Here’s what I’ve learned working with athletes at every level, and what I wish more parents understood early:

The car ride home is where it all goes wrong.

You had good intentions. You wanted to process what you saw. But your athlete just gave everything they had — physically, emotionally, mentally — and now they’re sitting in a closed space being evaluated. And it feels like criticism.

What they needed was silence, or a burger, or a simple “I loved watching you play.”

Research on athlete identity consistently shows that young athletes who feel their value is tied to performance — and not to who they are — are more likely to experience anxiety, burnout, and early dropout.

Your postgame commentary, however well-intentioned, is often reinforcing that equation.

So, what can you do instead?

Stop being a scout.

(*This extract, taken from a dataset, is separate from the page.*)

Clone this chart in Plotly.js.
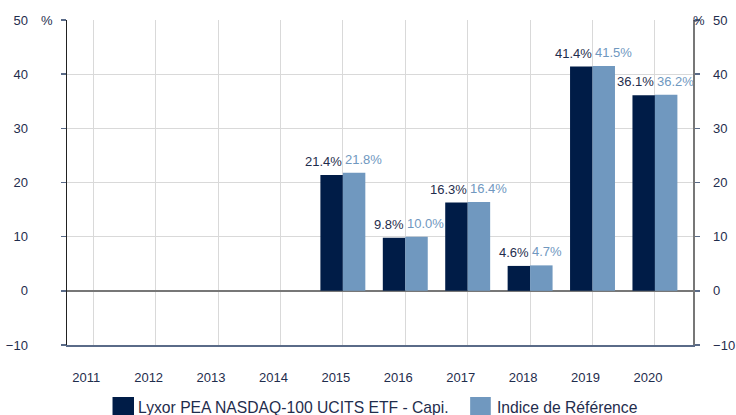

Start being a safe place.

Your athlete doesn’t need you to break down their fourth-quarter decisions. They need to know that no matter what happened on the floor, court, or field, you still see and love and support them. Not the stats. Them.

During my 17 years running content and digital for the Nuggets, Avalanche, and Mammoth at Kroenke Sports & Entertainment, I saw professional athletes at the highest level still talk about their parents’ voices being the loudest in their heads.

It’s natural to want to please our parents. To be enough for them.

That doesn’t change with age or contract size.

After their next game, say nothing about performance for 24 hours.

Not to them. Not to your spouse in earshot. Nothing. Just be present.

See what opens up.

Sports isn’t the destination. It’s the vehicle. The confidence your athlete builds after a hard loss, the self-belief that survives a bad game, the resilience that gets forged in practice: that’s what they’ll carry into every room they walk into for the rest of their life. Long after the final buzzer, that’s what remains.

Your job isn’t to manage your kid’s performance. It’s to protect the process that’s building them. It’s to help them see they can handle adversity. They can keep going.

That’s not a small thing. That’s everything.